• _Problem to solve_
Leave out the pictures, and retype only the lines from the beginning of the material through the line that contains "const vswitch = [10, 12, 14, 14.2, 14.4, 14.6, 14.8, 15];", including both.

• _Data provided_
-----

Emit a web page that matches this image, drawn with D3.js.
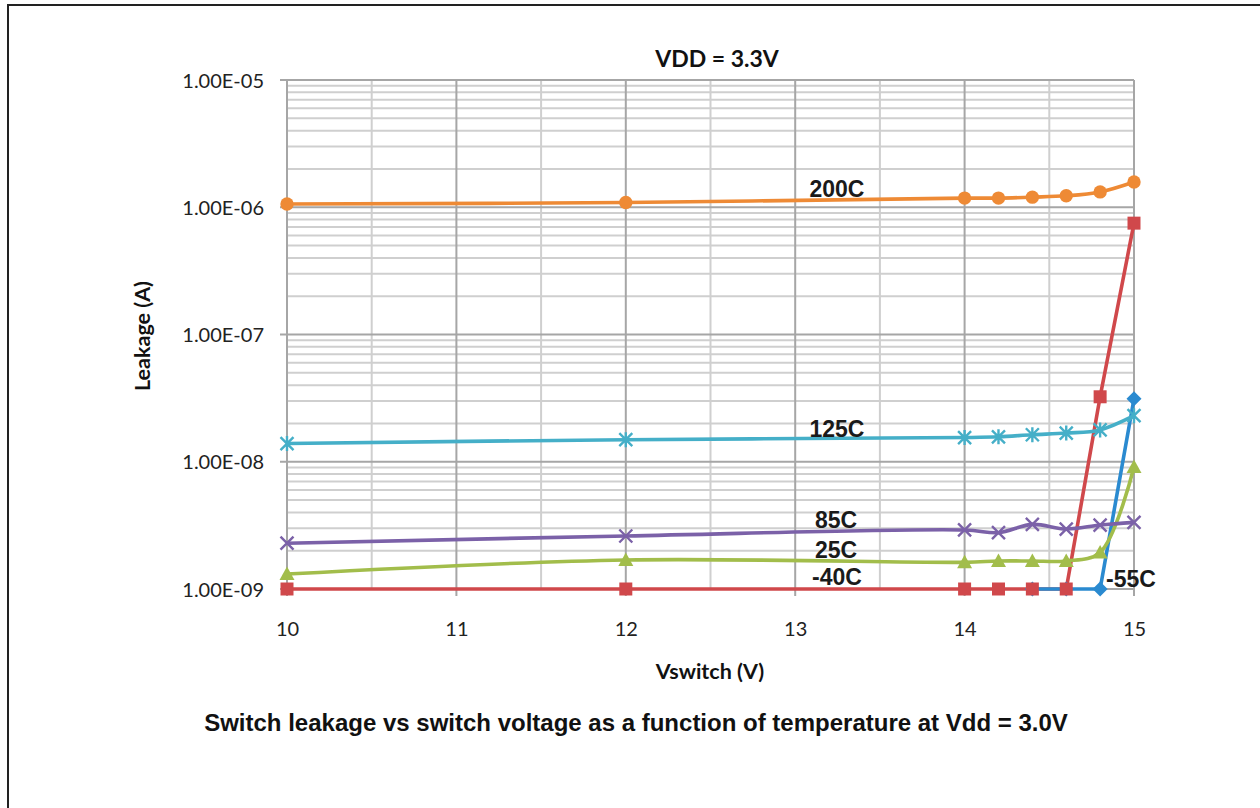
<!DOCTYPE html>
<html>
<head>
<meta charset="utf-8">
<script src="https://cdn.jsdelivr.net/npm/d3@7"></script>
<style>
  body { margin: 0; background: #fff; }
  svg { display: block; }
</style>
</head>
<body>
<div id="chart"></div>
<script>
// Vswitch positions (V)
const vswitch = [10, 12, 14, 14.2, 14.4, 14.6, 14.8, 15];

// leakage (A) per temperature
const leak200 = [1.06e-6, 1.09e-6, 1.18e-6, 1.18e-6, 1.2e-6, 1.23e-6, 1.32e-6, 1.58e-6];
const leak125 = [1.39e-8, 1.49e-8, 1.55e-8, 1.57e-8, 1.63e-8, 1.68e-8, 1.78e-8, 2.3e-8];
const leak85 = [2.29e-9, 2.61e-9, 2.91e-9, 2.77e-9, 3.22e-9, 2.96e-9, 3.18e-9, 3.34e-9];
const leak25 = [1.31e-9, 1.69e-9, 1.62e-9, 1.66e-9, 1.66e-9, 1.66e-9, 1.94e-9, 9.1e-9];
const leakM40 = [1e-9, 1e-9, 1e-9, 1e-9, 1e-9, 1e-9, 3.24e-8, 7.5e-7];
const vswitchM55 = [14.4, 14.6, 14.8, 15];
const leakM55 = [1e-9, 1e-9, 1e-9, 3.13e-8];

const xTicks = [10, 11, 12, 13, 14, 15];
const xTickLabels = ["10", "11", "12", "13", "14", "15"];
const yTicks = [1e-9, 1e-8, 1e-7, 1e-6, 1e-5];
const yTickLabels = ["1.00E-09", "1.00E-08", "1.00E-07", "1.00E-06", "1.00E-05"];

const chartTitle = "VDD = 3.3V";
const xTitle = "Vswitch (V)";
const yTitle = "Leakage (A)";
const caption = "Switch leakage vs switch voltage as a function of temperature at Vdd = 3.0V";

// the two cold curves are plotted unsmoothed
const series = [
  { name: "-40C", xs: vswitch, vals: leakM40, color: "#d0484b", marker: "square", smooth: false, lx: 837, ly: 585, anchor: "middle" },
  { name: "-55C", xs: vswitchM55, vals: leakM55, color: "#2a8ad0", marker: "diamond", smooth: false, lx: 1106, ly: 587, anchor: "start" },
  { name: "25C", xs: vswitch, vals: leak25, color: "#a2bd4b", marker: "triangle", smooth: true, lx: 836, ly: 558, anchor: "middle" },
  { name: "85C", xs: vswitch, vals: leak85, color: "#7b61a8", marker: "cross", smooth: true, lx: 836, ly: 528, anchor: "middle" },
  { name: "125C", xs: vswitch, vals: leak125, color: "#45afc8", marker: "star", smooth: true, lx: 837, ly: 437, anchor: "middle" },
  { name: "200C", xs: vswitch, vals: leak200, color: "#ee8a35", marker: "circle", smooth: true, lx: 837, ly: 197, anchor: "middle" }
];

const W = 1260, H = 808;
const plot = { left: 287, right: 1134, top: 80, bottom: 589 };

const svg = d3.select("#chart").append("svg")
  .attr("width", W)
  .attr("height", H);

// outer frame (top + left edge only visible)
svg.append("path")
  .attr("d", `M8,${H} L8,5 L${W},5`)
  .attr("fill", "none")
  .attr("stroke", "#222")
  .attr("stroke-width", 2);

const x = d3.scaleLinear().domain([10, 15]).range([plot.left, plot.right]);
const y = d3.scaleLog().domain([1e-9, 1e-5]).range([plot.bottom, plot.top]);

// minor grid
const minorY = [];
for (let e = -9; e < -5; e++) {
  for (let m = 2; m <= 9; m++) minorY.push(m * Math.pow(10, e));
}
const minorX = d3.range(10.5, 15, 1);

const minor = svg.append("g").attr("class", "grid-minor");
minor.selectAll("line.h")
  .data(minorY)
  .enter().append("line")
  .attr("x1", plot.left).attr("x2", plot.right)
  .attr("y1", d => y(d)).attr("y2", d => y(d))
  .attr("stroke", "#cfcfcf")
  .attr("stroke-width", 2);

minor.selectAll("line.v")
  .data(minorX)
  .enter().append("line")
  .attr("x1", d => x(d)).attr("x2", d => x(d))
  .attr("y1", plot.top).attr("y2", plot.bottom)
  .attr("stroke", "#cfcfcf")
  .attr("stroke-width", 2);

// major grid (with the little outside ticks)
const major = svg.append("g").attr("class", "grid-major");
major.selectAll("line.h")
  .data(yTicks)
  .enter().append("line")
  .attr("x1", plot.left - 7).attr("x2", plot.right)
  .attr("y1", d => y(d)).attr("y2", d => y(d))
  .attr("stroke", "#a6a6a6")
  .attr("stroke-width", 2);

major.selectAll("line.v")
  .data(xTicks)
  .enter().append("line")
  .attr("x1", d => x(d)).attr("x2", d => x(d))
  .attr("y1", plot.top).attr("y2", plot.bottom + 7)
  .attr("stroke", "#a6a6a6")
  .attr("stroke-width", 2);

// axes (labels only, lines drawn above)
const yAxis = svg.append("g")
  .attr("transform", `translate(${plot.left},0)`)
  .call(d3.axisLeft(y).tickValues(yTicks).tickSize(0).tickPadding(23)
    .tickFormat((d, i) => yTickLabels[i]));
yAxis.select(".domain").remove();
yAxis.selectAll("text")
  .attr("font-family", "Lato, 'Open Sans', sans-serif")
  .attr("font-size", 20)
  .attr("fill", "#222")
  .attr("dy", "0.36em");

const xAxis = svg.append("g")
  .attr("transform", `translate(0,${plot.bottom})`)
  .call(d3.axisBottom(x).tickValues(xTicks).tickSize(0).tickPadding(33)
    .tickFormat((d, i) => xTickLabels[i]));
xAxis.select(".domain").remove();
xAxis.selectAll("text")
  .attr("font-family", "Lato, 'Open Sans', sans-serif")
  .attr("font-size", 20)
  .attr("fill", "#222");

// titles
svg.append("text")
  .attr("x", 717).attr("y", 67)
  .attr("text-anchor", "middle")
  .attr("font-family", "Lato, sans-serif")
  .attr("font-weight", "bold")
  .attr("font-size", 23)
  .attr("fill", "#111")
  .text(chartTitle);

svg.append("text")
  .attr("x", 710).attr("y", 679)
  .attr("text-anchor", "middle")
  .attr("font-family", "Lato, sans-serif")
  .attr("font-weight", "bold")
  .attr("font-size", 21.5)
  .attr("fill", "#111")
  .text(xTitle);

svg.append("text")
  .attr("transform", "rotate(-90)")
  .attr("x", -336).attr("y", 150)
  .attr("text-anchor", "middle")
  .attr("font-family", "Lato, sans-serif")
  .attr("font-weight", "bold")
  .attr("font-size", 21.5)
  .attr("fill", "#111")
  .text(yTitle);

svg.append("text")
  .attr("x", 636).attr("y", 731)
  .attr("text-anchor", "middle")
  .attr("font-family", "'Liberation Sans', Arial, sans-serif")
  .attr("font-weight", "bold")
  .attr("font-size", 24)
  .attr("fill", "#111")
  .text(caption);

// lines
const smoothLine = d3.line()
  .x(d => x(d[0]))
  .y(d => y(d[1]))
  .curve(d3.curveCatmullRom.alpha(0.5));
const straightLine = d3.line()
  .x(d => x(d[0]))
  .y(d => y(d[1]));

const lineG = svg.append("g").attr("class", "lines");
series.forEach(s => {
  const pts = s.xs.map((v, i) => [v, s.vals[i]]);
  lineG.append("path")
    .datum(pts)
    .attr("d", s.smooth ? smoothLine : straightLine)
    .attr("fill", "none")
    .attr("stroke", s.color)
    .attr("stroke-width", 3.6)
    .attr("stroke-linejoin", "round");
});

// markers
function markerPath(type) {
  switch (type) {
    case "square": return "M-6.5,-6.5H6.5V6.5H-6.5Z";
    case "diamond": return "M0,-7.5L7.5,0L0,7.5L-7.5,0Z";
    case "triangle": return "M0,-7.5L7.5,6H-7.5Z";
    case "circle": return "M-6.7,0A6.7,6.7 0 1,0 6.7,0A6.7,6.7 0 1,0 -6.7,0Z";
    case "cross": return "M-6.5,-6.5L6.5,6.5M-6.5,6.5L6.5,-6.5";
    case "star": return "M-6.5,-6.5L6.5,6.5M-6.5,6.5L6.5,-6.5M0,-7.5V7.5";
  }
}

// draw -55C markers first so the -40C squares sit on top
const markerOrder = [1, 0, 2, 3, 4, 5];
const markG = svg.append("g").attr("class", "markers");
markerOrder.forEach(k => {
  const s = series[k];
  const open = s.marker === "cross" || s.marker === "star";
  markG.selectAll(null)
    .data(s.xs.map((v, i) => [v, s.vals[i]]))
    .enter().append("path")
    .attr("transform", d => `translate(${x(d[0])},${y(d[1])})`)
    .attr("d", markerPath(s.marker))
    .attr("fill", open ? "none" : s.color)
    .attr("stroke", s.color)
    .attr("stroke-width", open ? 2.4 : 0);
});

// series labels
svg.append("g").attr("class", "labels")
  .selectAll("text")
  .data(series)
  .enter().append("text")
  .attr("x", d => d.lx)
  .attr("y", d => d.ly)
  .attr("text-anchor", d => d.anchor)
  .attr("font-family", "'Liberation Sans', Arial, sans-serif")
  .attr("font-weight", "bold")
  .attr("font-size", 23)
  .attr("fill", "#1a1a1a")
  .text(d => d.name);
</script>
</body>
</html>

-----

• _Exercise answer_
Emit a web page that matches this image, drawn with D3.js.
<!DOCTYPE html>
<html>
<head>
<meta charset="utf-8">
<script src="https://cdn.jsdelivr.net/npm/d3@7"></script>
<style>
  body { margin: 0; background: #fff; }
  svg { display: block; }
</style>
</head>
<body>
<div id="chart"></div>
<script>
// Vswitch positions (V)
const vswitch = [10, 12, 14, 14.2, 14.4, 14.6, 14.8, 15];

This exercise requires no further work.